The SWIFT master plan for cyber security is structured according to four main criteria. The first of which is: Know your enemy. We may be familiar with the know-your-customer principle. But how does one recognize an enemy?
Creating threat assessments is a very important first step. The second aspect is the capability of the respective security operation center (SOC) to recognize intruders. That is a difficult issue because, after all, hackers inherently wish to remain unrecognized. However, technical support is available here, such as in the area of network behavior analysis. This makes it possible to detect unusual behavior in the network and to track it down. This type of behavior analysis, like the above-mentioned deception technology, is a further possibility to raise awareness in technical terms in regard to the infrastructure. And then, it goes without saying, there is the business side. The priority here is how to detect a fraudulent payment, for example. I briefly mentioned our new Payment Controls service. Our daily validation report offers another possibility to protect processes involved in the daily reconciliation of transactions from fraud. If I have a message which arrives at an unusual time or is to be forwarded to a new creditor that is unknown to me, then it’s quite clear that something may be wrong. And that is just what is meant by "know your enemy".
A new version of the CSP framework will be published this summer containing changes to many security controls. Why did the framework have be changed? Did the currently applicable one miss out on some essential aspects?
No, that’s not the case. Regardless of how cleverly we defend ourselves against cyber attacks, criminals never sleep and are growing ever more sophisticated. That means that we also must continue to move forward. That goes for the CSP too. We must continuously question and further develop the controls if we do not wish to lose the race. Because the risks and the threat situation are constantly changing, we were compelled to adapt the CSP accordingly. In this context, there will certainly be new mandatory security controls in the future, and perhaps some will also be dismantled. In any case, I expect that the framework will generally become stricter.
Is it then safe to assume that the framework will more or less undergo a release cycle?
That’s how it is. We are constantly scrutinizing the controls. We will introduce such a cycle in tandem with the community.
Hackers fed fraudulent payments between the back-office system and SWIFT Alliance Access at the Bangladesh’s central bank.

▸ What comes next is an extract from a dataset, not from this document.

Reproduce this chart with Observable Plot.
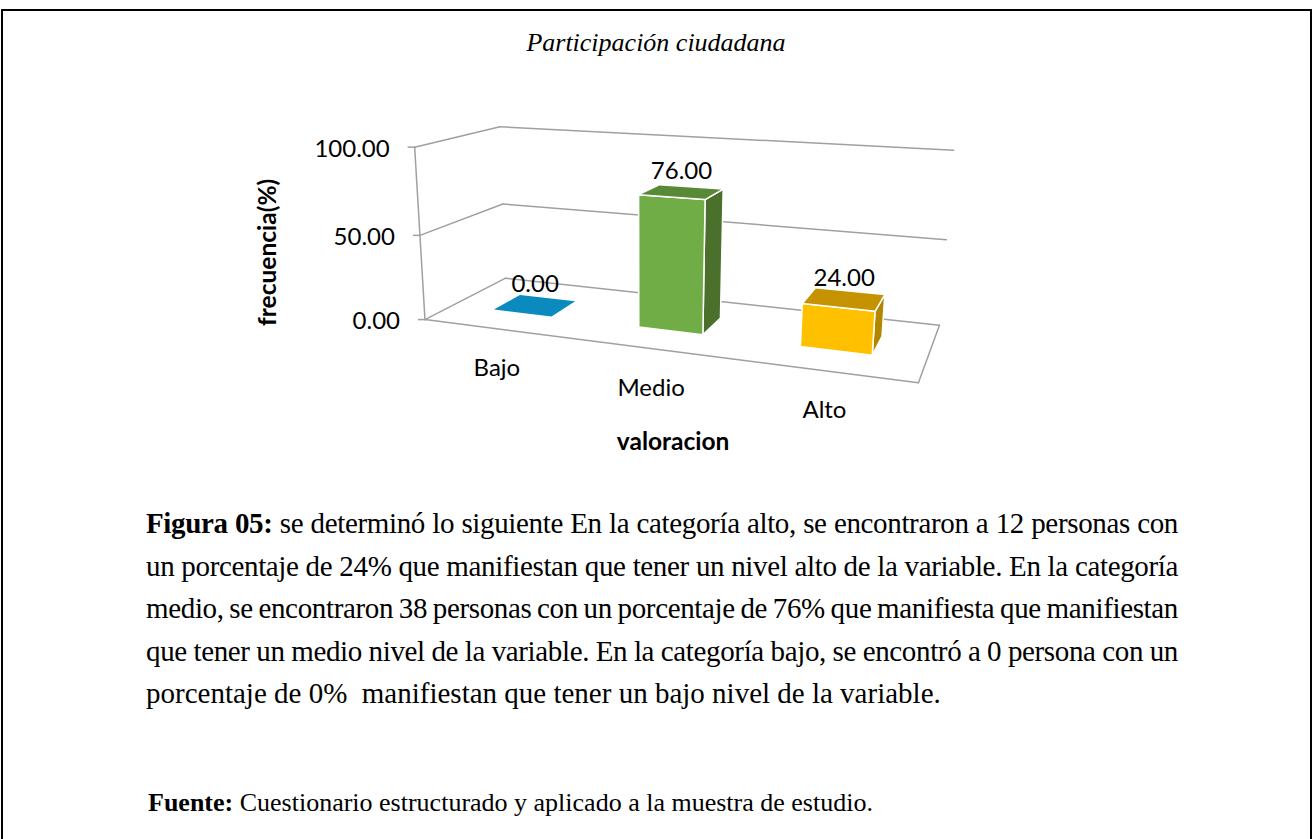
<!DOCTYPE html>
<html><head><meta charset="utf-8">
<script src="https://cdn.jsdelivr.net/npm/d3@7"></script>
<script src="https://cdn.jsdelivr.net/npm/@observablehq/plot@0.6"></script>
<style>
html,body{margin:0;padding:0;background:#fff;}
#page{position:relative;width:1312px;height:839px;overflow:hidden;background:#fff;}
#frame{position:absolute;left:1px;top:9px;width:1307px;height:900px;border:2px solid #000;border-bottom:none;}
#title{position:absolute;left:0;width:1312px;top:28px;text-align:center;font:italic 26px "Liberation Serif","Times New Roman",serif;color:#000;}
#chart{position:absolute;left:0;top:0;}
#caption{position:absolute;left:146px;top:502px;width:1032px;font:29px "Liberation Serif","Times New Roman",serif;color:#000;}
#caption div{height:42.5px;line-height:42.5px;letter-spacing:-0.35px;word-spacing:-2px;text-align:justify;text-align-last:justify;}
#caption div.last{letter-spacing:0;word-spacing:0;text-align-last:left;}
#source{position:absolute;left:148px;top:788px;font:26px "Liberation Serif","Times New Roman",serif;color:#000;}
</style></head>
<body><div id="page">
<div id="frame"></div>
<div id="chart"></div>
<div id="title">Participación ciudadana</div>
<div id="caption">
<div><b>Figura 05:</b> se determinó lo siguiente En la categoría alto, se encontraron a 12 personas con</div>
<div>un porcentaje de 24% que manifiestan que tener un nivel alto de la variable. En la categoría</div>
<div>medio, se encontraron 38 personas con un porcentaje de 76% que manifiesta que manifiestan</div>
<div>que tener un medio nivel de la variable. En la categoría bajo, se encontró a 0 persona con un</div>
<div class="last">porcentaje de 0%&nbsp; manifiestan que tener un bajo nivel de la variable.</div>
</div>
<div id="source"><b>Fuente:</b> Cuestionario estructurado y aplicado a la muestra de estudio.</div>
</div>
<script>
// ---- data ----
const categories = ["Bajo", "Medio", "Alto"];
const values = [0, 76, 24];
const yTicks = [0, 50, 100];
const yTickLabels = ["0.00", "50.00", "100.00"];
const xTitle = "valoracion";
const yTitle = "frecuencia(%)";

// ---- styles ----
const palette = [
  {front: "#1a9ad6", side: "#0a6e99", top: "#0b8ac0"},
  {front: "#70ad47", side: "#4a702c", top: "#588937"},
  {front: "#ffc000", side: "#b38600", top: "#c59300"}
];
const gridColor = "#a0a0a0";
const font = "Lato, 'Open Sans', sans-serif";

// ---- 3D view: perspective camera (homogeneous 3x4) mapping the unit world box
// (X across categories, Y value share, Z depth front->back) onto the page ----
const camera = [
  [345.754, -29.0440, 153.964, 424.493],
  [1.63605, -179.075, -1.11097, 319.102],
  [-0.160895, -0.0451662, 0.145188, 1]
];
function proj(X, Y, Z) {
  const h = camera.map(r => r[0]*X + r[1]*Y + r[2]*Z + r[3]);
  return {x: h[0]/h[2], y: h[1]/h[2]};
}

// world scales
const xWorld = d3.scaleBand().domain(categories).range([0, 1]);
const yWorld = d3.scaleLinear().domain([0, 100]).range([0, 1]);
const barFrac = 0.41, z0 = 0.33, z1 = 0.67;

// ---- derived geometry ----
const lines = [];
yTicks.forEach(t => {
  const y = yWorld(t);
  lines.push([proj(0, y, 0), proj(0, y, 1)]);   // side wall gridline
  lines.push([proj(0, y, 1), proj(1, y, 1)]);   // back wall gridline
});
lines.push([proj(0, 0, 0), proj(0, 1, 0)]);     // value axis
lines.push([proj(0, 0, 0), proj(1, 0, 0)]);     // floor front edge
lines.push([proj(1, 0, 0), proj(1, 0, 1)]);     // floor right edge
const lineData = lines.flatMap((l, i) => l.map(p => ({...p, id: i})));
const tickData = yTicks.map((t, i) => ({...proj(0, yWorld(t), 0), label: yTickLabels[i]}));

const faces = [];
categories.forEach((c, i) => {
  const v = yWorld(values[i]), pal = palette[i];
  const x0 = xWorld(c) + xWorld.bandwidth()*(1 - barFrac)/2, x1 = x0 + xWorld.bandwidth()*barFrac;
  if (v > 0) {
    faces.push({fill: pal.side, stroke: "#fff", pts: [proj(x1,0,z0), proj(x1,0,z1), proj(x1,v,z1), proj(x1,v,z0)]});
    faces.push({fill: pal.front, stroke: "#fff", pts: [proj(x0,0,z0), proj(x1,0,z0), proj(x1,v,z0), proj(x0,v,z0)]});
  }
  faces.push({fill: pal.top, stroke: v > 0 ? "#fff" : "none", pts: [proj(x0,v,z0), proj(x1,v,z0), proj(x1,v,z1), proj(x0,v,z1)]});
});
const valueLabels = categories.map((c, i) => ({...proj(xWorld(c) + xWorld.bandwidth()/2, yWorld(values[i]), (z0 + z1)/2), label: d3.format(".2f")(values[i])}));
const catLabels = categories.map(c => ({...proj(xWorld(c) + xWorld.bandwidth()/2, 0, 0), label: c}));
const yAxisMid = proj(0, 0.5, 0), xAxisMid = proj(0.5, 0, 0);

const W = 1312, H = 470;
const chart = Plot.plot({
  width: W, height: H, margin: 0,
  x: {domain: [0, W], range: [0, W], axis: null},
  y: {domain: [0, H], range: [0, H], axis: null},
  marks: [
    Plot.line(lineData, {x: "x", y: "y", z: "id", stroke: gridColor, strokeWidth: 1.5}),
    Plot.link(tickData, {x1: "x", y1: "y", x2: d => d.x - 7, y2: "y", stroke: gridColor, strokeWidth: 1.5}),
    ...faces.map(f => Plot.line(f.pts, {x: "x", y: "y", fill: f.fill, stroke: f.stroke, strokeWidth: 1.5, curve: "linear-closed"})),
    Plot.text(tickData, {x: "x", y: "y", text: "label", dx: -25, dy: 2, textAnchor: "end", fontSize: 24, fontFamily: font, fill: "#000"}),
    Plot.text(valueLabels, {x: "x", y: "y", text: "label", dy: -21, fontSize: 24, fontFamily: font, fill: "#000"}),
    Plot.text(catLabels, {x: "x", y: "y", text: "label", dx: 1, dy: 40, fontSize: 24, fontFamily: font, fill: "#000"}),
    Plot.text([yTitle], {x: () => yAxisMid.x, y: () => yAxisMid.y, text: d => d, dx: -152, dy: 17, rotate: -90, fontSize: 24.5, fontWeight: "bold", fontFamily: font, fill: "#000"}),
    Plot.text([xTitle], {x: () => xAxisMid.x, y: () => xAxisMid.y, text: d => d, dx: 23, dy: 94, fontSize: 24.5, fontWeight: "bold", fontFamily: font, fill: "#000"})
  ]
});
document.getElementById("chart").appendChild(chart);
</script>
</body></html>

The most effective control against such an attack is back-office data flow security. Why does the control point remain only ‘just recommended’ in the new framework instead of being mandatory?

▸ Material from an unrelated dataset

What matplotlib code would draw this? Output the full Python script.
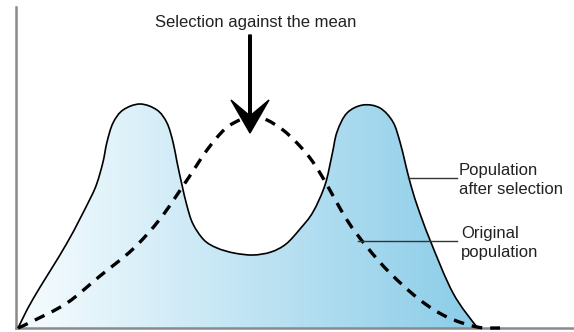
import numpy as np
import matplotlib
matplotlib.use("Agg")
import matplotlib.pyplot as plt
from matplotlib.path import Path
from matplotlib.patches import PathPatch

# curve points (x along baseline, y = height above it)
after_x = [2, 17, 51, 74, 81, 87, 91, 97, 107, 124, 141, 151, 157, 161, 166, 171, 177, 188,
           201, 218, 237, 255, 270, 284, 297, 309, 316, 321, 331, 347, 364, 377, 384, 389,
           394, 401, 414, 437, 461, 465]
after_y = [0, 29, 85, 129, 145, 166, 186, 205, 218, 224, 218, 205, 186, 166, 143, 122, 104, 88,
           80, 75, 73, 76, 84, 99, 116, 143, 173, 196, 215, 223, 220, 206, 186, 166,
           146, 123, 88, 35, 1, 0]

orig_x = [2, 17, 51, 84, 117, 144, 167, 177, 191, 209, 226, 238, 251, 267, 281, 294, 307,
          331, 351, 374, 404, 431, 461, 484]
orig_y = [0, 7, 25, 52, 79, 109, 142, 157, 178, 199, 209, 211, 208, 198, 185, 170, 150,
          108, 81, 55, 28, 11, 1, 0]

title = "Selection against the mean"
label_after = "Population\nafter selection"
label_orig = "Original\npopulation"


def smooth_path(xs, ys, close=False):
    # Catmull-Rom through the read points, handed to matplotlib as cubic Beziers
    p = np.column_stack([xs, ys]).astype(float)
    pts = np.vstack([p[0], p, p[-1]])
    verts = [p[0]]
    codes = [Path.MOVETO]
    for i in range(1, len(pts) - 2):
        p0, p1, p2, p3 = pts[i - 1], pts[i], pts[i + 1], pts[i + 2]
        verts += [p1 + (p2 - p0) / 6, p2 - (p3 - p1) / 6, p2]
        codes += [Path.CURVE4] * 3
    if close:
        verts += [p[0], p[0]]
        codes += [Path.LINETO, Path.CLOSEPOLY]
    return Path(verts, codes)


plt.rcParams['font.family'] = ['Liberation Sans', 'DejaVu Sans']

fig = plt.figure(figsize=(5.74, 3.32), dpi=100)
ax = fig.add_axes([16 / 574, 4 / 332, 558 / 574, 321 / 332])
ax.set_xlim(0, 558)
ax.set_ylim(0, 321)
for s in ['top', 'right']:
    ax.spines[s].set_visible(False)
for s in ['left', 'bottom']:
    ax.spines[s].set_color('#8a8a8a')
    ax.spines[s].set_linewidth(1.8)
ax.set_xticks([])
ax.set_yticks([])

# gradient fill under the after-selection curve
fill_patch = PathPatch(smooth_path(after_x, after_y, close=True), facecolor='none',
                       edgecolor='none')
ax.add_patch(fill_patch)
grad = np.linspace(0, 1, 256)
c0 = np.array([0.97, 0.99, 1.0])
c1 = np.array([0.54, 0.80, 0.91])
img = c0[None, None, :] + (c1 - c0)[None, None, :] * grad[None, :, None]
im = ax.imshow(img, extent=[0, 465, 0, 230], aspect='auto', origin='lower', zorder=1)
im.set_clip_path(fill_patch)

ax.add_patch(PathPatch(smooth_path(after_x, after_y), facecolor='none',
                       edgecolor='black', lw=1.2, zorder=3))

orig_line = PathPatch(smooth_path(orig_x, orig_y), facecolor='none', edgecolor='black',
                      lw=2.4, zorder=4)
orig_line.set_linestyle((0, (3.2, 2.4)))
orig_line.set_clip_on(False)
ax.add_patch(orig_line)

# arrow
ax.arrow(234, 293, 0, -98, width=2.6, head_width=38, head_length=33, overhang=0.45,
         length_includes_head=True, color='black', zorder=5)
ax.text(240, 305, title, ha='center', va='center', fontsize=12, color='#222222')

# callouts
ax.plot([392, 441], [150, 150], color='#333333', lw=1.0, zorder=5)
ax.text(443, 148, label_after, ha='left', va='center', fontsize=12, color='#222222',
        linespacing=1.3)
ax.plot([342, 441], [87, 87], color='#333333', lw=1.0, zorder=5)
ax.text(445, 85, label_orig, ha='left', va='center', fontsize=12, color='#222222',
        linespacing=1.3)

fig.savefig('out.png', dpi=100)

We consider this to be an important issue. That’s why it is also part of the control framework. We are sure that in the course of the further development of the framework there will be shifts from advisory to mandatory controls. We regularly review the importance and appropriateness of the respective controls and then consider whether an upgrade to “mandatory control” is called for.
And this will come up in the next release...
That’s how it is.
Due to its systemic importance for the stability of the global financial system, SWIFT has been supervised by the G-10 central banks for twenty years. How does SWIFT rate its own efforts in the area of cyber security?

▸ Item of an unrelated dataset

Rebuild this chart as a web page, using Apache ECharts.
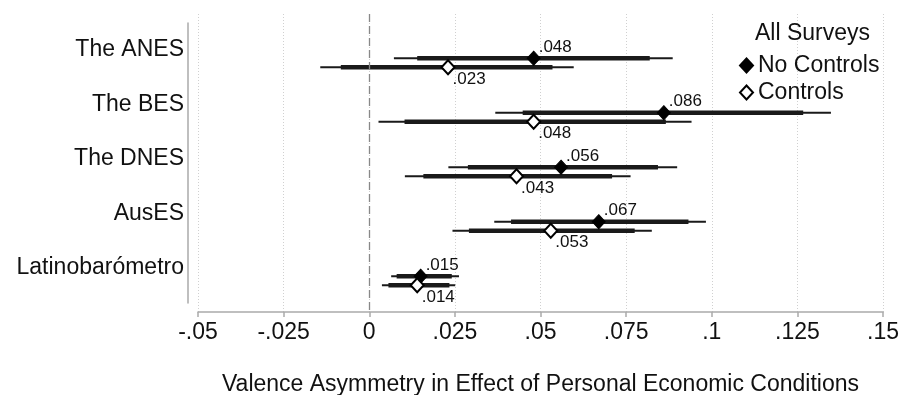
<!DOCTYPE html>
<html>
<head>
<meta charset="utf-8">
<script src="https://cdn.jsdelivr.net/npm/echarts@6/dist/echarts.min.js"></script>
<style>
  html, body { margin: 0; padding: 0; background: #fff; }
  #chart { width: 900px; height: 395px; }
</style>
</head>
<body>
<div id="chart"></div>
<script>
// surveys, top to bottom
const categories = ['The ANES', 'The BES', 'The DNES', 'AusES', 'Latinobarómetro'];

// each row: [lo95, lo90, estimate, hi90, hi95]
const noControls = [
  [0.0072, 0.0140, 0.048, 0.0819, 0.0886],
  [0.0368, 0.0448, 0.086, 0.1267, 0.1348],
  [0.0231, 0.0288, 0.056, 0.0843, 0.0899],
  [0.0365, 0.0414, 0.067, 0.0932, 0.0983],
  [0.0064, 0.0080, 0.015, 0.0241, 0.0262]
];
const controls = [
  [-0.0143, -0.0083, 0.023, 0.0535, 0.0597],
  [0.0027, 0.0103, 0.048, 0.0866, 0.0941],
  [0.0104, 0.0158, 0.043, 0.0709, 0.0763],
  [0.0243, 0.0291, 0.053, 0.0775, 0.0825],
  [0.0037, 0.0056, 0.014, 0.0234, 0.0251]
];

const xTicks = [-0.05, 0.15, 0.025]; // min, max, step

const FONT = '"Liberation Sans", Arial, sans-serif';
const INK = '#1a1a1a';

// rows sit on 1..n; the two estimates are drawn slightly below each label
const NC_SHIFT = 0.15;
const C_SHIFT = 0.315;

function fmt(v) {
  if (Math.abs(v) < 1e-9) return '0';
  return String(+v.toFixed(3)).replace(/^(-?)0\./, '$1.');
}

function ciRows(rows, shift) {
  return rows.map((r, i) => [r[0], r[1], r[2], r[3], r[4], i + 1 + shift]);
}

function renderCI(params, api) {
  const y = api.value(5);
  const p95a = api.coord([api.value(0), y]);
  const p95b = api.coord([api.value(4), y]);
  const p90a = api.coord([api.value(1), y]);
  const p90b = api.coord([api.value(3), y]);
  return {
    type: 'group',
    children: [
      {
        type: 'line',
        shape: { x1: p95a[0], y1: p95a[1], x2: p95b[0], y2: p95b[1] },
        style: { stroke: INK, lineWidth: 2 }
      },
      {
        type: 'line',
        shape: { x1: p90a[0], y1: p90a[1], x2: p90b[0], y2: p90b[1] },
        style: { stroke: INK, lineWidth: 4.5 }
      }
    ]
  };
}

const chart = echarts.init(document.getElementById('chart'), null, { renderer: 'canvas' });

chart.setOption({
  animation: false,
  backgroundColor: '#fff',
  textStyle: { fontFamily: FONT },
  title: {
    text: 'All Surveys',
    left: 750,
    top: 17,
    textStyle: { fontFamily: FONT, fontSize: 23, fontWeight: 'normal', color: '#111' }
  },
  legend: {
    orient: 'vertical',
    left: 734,
    top: 48,
    itemWidth: 13,
    itemHeight: 14,
    itemGap: 2,
    data: ['No Controls', 'Controls'],
    textStyle: { fontFamily: FONT, fontSize: 23, color: '#111', lineHeight: 25, padding: [0, 0, 0, 0] }
  },
  grid: [
    { left: 198, right: 17, top: 14, bottom: 83, outerBoundsMode: 'none' },
    { left: 198, right: 17, top: 23, bottom: 92, outerBoundsMode: 'none' }
  ],
  xAxis: [
    {
      gridIndex: 0,
      type: 'value',
      min: xTicks[0],
      max: xTicks[1],
      interval: xTicks[2],
      name: 'Valence Asymmetry in Effect of Personal Economic Conditions',
      nameLocation: 'middle',
      nameGap: 61,
      nameTextStyle: { fontFamily: FONT, fontSize: 23, color: '#111' },
      axisLine: { onZero: false, lineStyle: { color: '#aaa', width: 1.5 } },
      axisTick: { show: true, length: 5, lineStyle: { color: '#aaa', width: 1.5 } },
      axisLabel: {
        fontFamily: FONT, fontSize: 23, color: '#111', margin: 9,
        formatter: fmt
      },
      splitLine: { show: true, lineStyle: { color: '#d0d0d0', type: [1, 2], width: 1 } }
    },
    {
      gridIndex: 1,
      type: 'value',
      show: false
    }
  ],
  yAxis: [
    {
      gridIndex: 0,
      type: 'value',
      inverse: true,
      min: 1 - 36 / 54.5,
      max: 1 + 262 / 54.5,
      offset: 10,
      axisLine: { show: false, onZero: false },
      axisTick: { show: false },
      splitLine: { show: false },
      axisLabel: {
        customValues: categories.map((c, i) => i + 1),
        formatter: v => categories[Math.round(v) - 1] || '',
        fontFamily: FONT, fontSize: 23, color: '#111', margin: 4
      }
    },
    {
      gridIndex: 1,
      type: 'value',
      offset: 10,
      axisLine: { show: true, onZero: false, lineStyle: { color: '#aaa', width: 1.5 } },
      axisTick: { show: false },
      axisLabel: { show: false },
      splitLine: { show: false }
    }
  ],
  series: [
    {
      type: 'custom',
      name: 'ci-nc',
      xAxisIndex: 0,
      yAxisIndex: 0,
      renderItem: renderCI,
      encode: { x: [0, 1, 2, 3, 4], y: 5 },
      data: ciRows(noControls, NC_SHIFT),
      silent: true,
      z: 2,
      markLine: {
        silent: true,
        symbol: 'none',
        label: { show: false },
        lineStyle: { color: '#888', type: [8, 4], width: 1.3 },
        data: [{ xAxis: 0 }]
      }
    },
    {
      type: 'custom',
      name: 'ci-c',
      xAxisIndex: 0,
      yAxisIndex: 0,
      renderItem: renderCI,
      encode: { x: [0, 1, 2, 3, 4], y: 5 },
      data: ciRows(controls, C_SHIFT),
      silent: true,
      z: 2
    },
    {
      type: 'scatter',
      name: 'No Controls',
      symbol: 'diamond',
      symbolSize: [13, 14],
      itemStyle: { color: '#000', borderColor: '#000', borderWidth: 1, opacity: 1 },
      data: noControls.map((r, i) => [r[2], i + 1 + NC_SHIFT]),
      label: {
        show: true,
        position: [12, 5],
        align: 'left',
        verticalAlign: 'bottom',
        fontFamily: FONT, fontSize: 17, color: '#111',
        formatter: p => fmt(p.value[0])
      },
      z: 5
    },
    {
      type: 'scatter',
      name: 'Controls',
      symbol: 'diamond',
      symbolSize: [13, 14],
      itemStyle: { color: '#fff', borderColor: '#000', borderWidth: 2, opacity: 1 },
      data: controls.map((r, i) => [r[2], i + 1 + C_SHIFT]),
      label: {
        show: true,
        position: [12, 20],
        align: 'left',
        verticalAlign: 'middle',
        fontFamily: FONT, fontSize: 17, color: '#111',
        formatter: p => fmt(p.value[0])
      },
      z: 5
    }
  ]
});
</script>
</body>
</html>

Naturally, the issue of cyber security is not only extremely important for the community, but also for our own security status. That means that this issue has top priority for us. At the same time, we have substantially invested in our infrastructure and in our cyber strategy, and will continue doing so. We consistently proceed according to the international standards (e.g. ISO) as well as best practice and determine where we can still go the extra mile. And beyond all that we can do here, we constantly keep the G-10 regularly up to date to facilitate them in their governance duties.